[This was sent to Yamali Yamali instead of Vortex. He should adjust his
e-mail.]
Yamali Yamali <[email protected] <mailto:[email protected]>> wrote:
Jed wrote: "I do not think it takes long for an electrical engineer
to conclude that there is no possibility of fraud in these tests."
I bet you won't find any EE with any experience in the business who
would sign such a statement.
The Elforsk web page announcement is better than a signed statement, in
my opinion. So was EPRI's statement. A conclusion issued by an
organization carries more weight than statement signed by one EE.

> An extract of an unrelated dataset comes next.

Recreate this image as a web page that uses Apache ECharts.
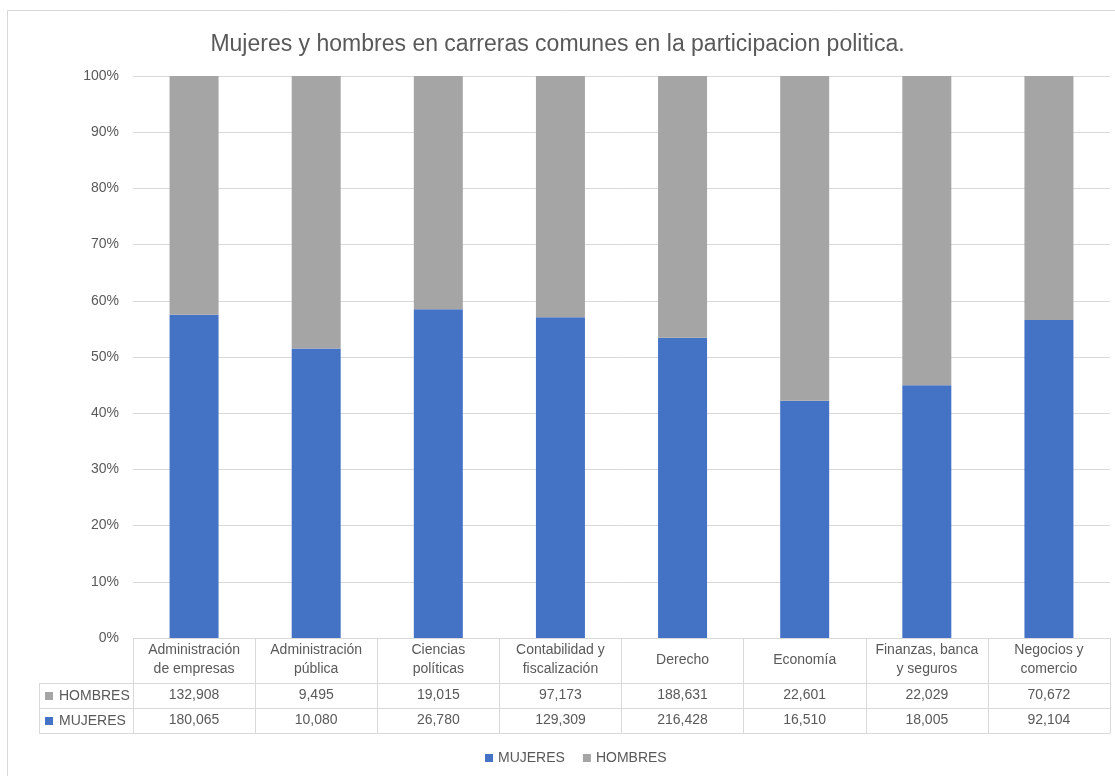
<!DOCTYPE html>
<html>
<head>
<meta charset="utf-8">
<script src="https://cdn.jsdelivr.net/npm/echarts@6/dist/echarts.min.js"></script>
<style>
html,body{margin:0;padding:0;background:#fff;}
#chart{width:1115px;height:776px;}
</style>
</head>
<body>
<div id="chart"></div>
<script>
const categories = [
  "Administración\nde empresas",
  "Administración\npública",
  "Ciencias\npolíticas",
  "Contabilidad y\nfiscalización",
  "Derecho",
  "Economía",
  "Finanzas, banca\ny seguros",
  "Negocios y\ncomercio"
];
const hombres = [132908, 9495, 19015, 97173, 188631, 22601, 22029, 70672];
const mujeres = [180065, 10080, 26780, 129309, 216428, 16510, 18005, 92104];
const yTicks = [0, 10, 20, 30, 40, 50, 60, 70, 80, 90, 100];

const FONT = '"Liberation Sans", Arial, sans-serif';
const TXT = '#595959';
const LINE = '#d9d9d9';
const BLUE = '#4472C4';
const GREY = '#A5A5A5';

const totals = mujeres.map((m, i) => m + hombres[i]);
const mujPct = mujeres.map((m, i) => m / totals[i] * 100);
const homPct = hombres.map((h, i) => h / totals[i] * 100);
const fmt = v => v.toLocaleString('en-US');

const chart = echarts.init(document.getElementById('chart'), null, {renderer: 'canvas'});

const baseX = {
  type: 'category',
  data: categories,
  gridIndex: 0,
  position: 'bottom',
  axisLine: {show: true, lineStyle: {color: LINE, width: 1}},
  axisTick: {show: false},
  splitLine: {show: false}
};

chart.setOption({
  animation: false,
  textStyle: {fontFamily: FONT},
  title: {
    text: 'Mujeres y hombres en carreras comunes en la participacion politica.',
    left: 'center',
    top: 28,
    textStyle: {fontFamily: FONT, fontSize: 23, fontWeight: 'normal', color: TXT}
  },
  legend: {
    data: ['MUJERES', 'HOMBRES'],
    top: 746,
    left: 480,
    icon: 'rect',
    itemWidth: 8,
    itemHeight: 8,
    itemGap: 18,
    textStyle: {fontFamily: FONT, fontSize: 14, color: TXT}
  },
  grid: {left: 133, right: 5, top: 76, bottom: 138, containLabel: false},
  yAxis: {
    type: 'value',
    min: yTicks[0],
    max: yTicks[yTicks.length - 1],
    interval: 10,
    axisLine: {show: false},
    axisTick: {show: false},
    axisLabel: {formatter: '{value}%', fontFamily: FONT, fontSize: 14, color: TXT, margin: 14},
    splitLine: {show: true, lineStyle: {color: LINE, width: 1}}
  },
  xAxis: [
    Object.assign({}, baseX, {
      offset: 0,
      axisTick: {show: true, alignWithLabel: false, interval: 0, length: 95, lineStyle: {color: LINE, width: 1}},
      axisLabel: {interval: 0, margin: 22, verticalAlign: 'middle', fontFamily: FONT, fontSize: 14, lineHeight: 19, color: TXT}
    }),
    Object.assign({}, baseX, {
      offset: 45,
      axisLabel: {interval: 0, margin: 12, verticalAlign: 'middle', fontFamily: FONT, fontSize: 14, color: TXT,
        formatter: (v, i) => fmt(hombres[i])}
    }),
    Object.assign({}, baseX, {
      offset: 70,
      axisLabel: {interval: 0, margin: 12, verticalAlign: 'middle', fontFamily: FONT, fontSize: 14, color: TXT,
        formatter: (v, i) => fmt(mujeres[i])}
    }),
    Object.assign({}, baseX, {
      offset: 95,
      axisLabel: {show: false}
    })
  ],
  series: [
    {
      name: 'MUJERES', type: 'bar', stack: 'total', xAxisIndex: 0,
      barWidth: 49, itemStyle: {color: BLUE}, data: mujPct
    },
    {
      name: 'HOMBRES', type: 'bar', stack: 'total', xAxisIndex: 0,
      barWidth: 49, itemStyle: {color: GREY}, data: homPct
    }
  ],
  graphic: [
    {type: 'rect', shape: {x: 7.5, y: 10.5, width: 1120, height: 800}, style: {fill: 'none', stroke: LINE, lineWidth: 1}, silent: true},
    {type: 'line', shape: {x1: 39, y1: 683.5, x2: 133, y2: 683.5}, style: {stroke: LINE, lineWidth: 1}},
    {type: 'line', shape: {x1: 39, y1: 708.5, x2: 133, y2: 708.5}, style: {stroke: LINE, lineWidth: 1}},
    {type: 'line', shape: {x1: 39, y1: 733.5, x2: 133, y2: 733.5}, style: {stroke: LINE, lineWidth: 1}},
    {type: 'line', shape: {x1: 39.5, y1: 683, x2: 39.5, y2: 734}, style: {stroke: LINE, lineWidth: 1}},
    {type: 'rect', shape: {x: 45, y: 692, width: 8, height: 8}, style: {fill: GREY}},
    {type: 'text', x: 59, y: 696, style: {text: 'HOMBRES', fontFamily: FONT, fontSize: 14, fill: TXT, verticalAlign: 'middle'}},
    {type: 'rect', shape: {x: 45, y: 717, width: 8, height: 8}, style: {fill: BLUE}},
    {type: 'text', x: 59, y: 721, style: {text: 'MUJERES', fontFamily: FONT, fontSize: 14, fill: TXT, verticalAlign: 'middle'}}
  ]
});
</script>
</body>
</html>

Along the same lines, when the CEO of National Instruments gave a 20
minute video recorded presentation about cold fusion in front of
thousands of employees, that was a bigger commitment and more convincing
that brief statement from a corporate executive that "yes, we have
consulted with Rossi and others." Anyone who still claims the NI has no
interest in cold fusion is nuts.
Also, no EE here or anywhere else has presented a serious description of
how this might be fraud. Diagrams showing hidden wires and claims that
you can add a circuit to an electronic device that magically makes 900 W
of electricity look like 300 W are not serious. As David Roberson points
out, an EE who actually believes such things will put together an
electronic SPICE model to demonstrate the claim.
Cude has waved his hands and said there might be a method of deception
that he has not thought of yet. As I have often pointed out, such
assertions cannot be tested or falsified. There might be an error in
Ohm's law we have not yet discovered, but until you specify what that
error actually is, you have no basis for arguing that law may be wrong.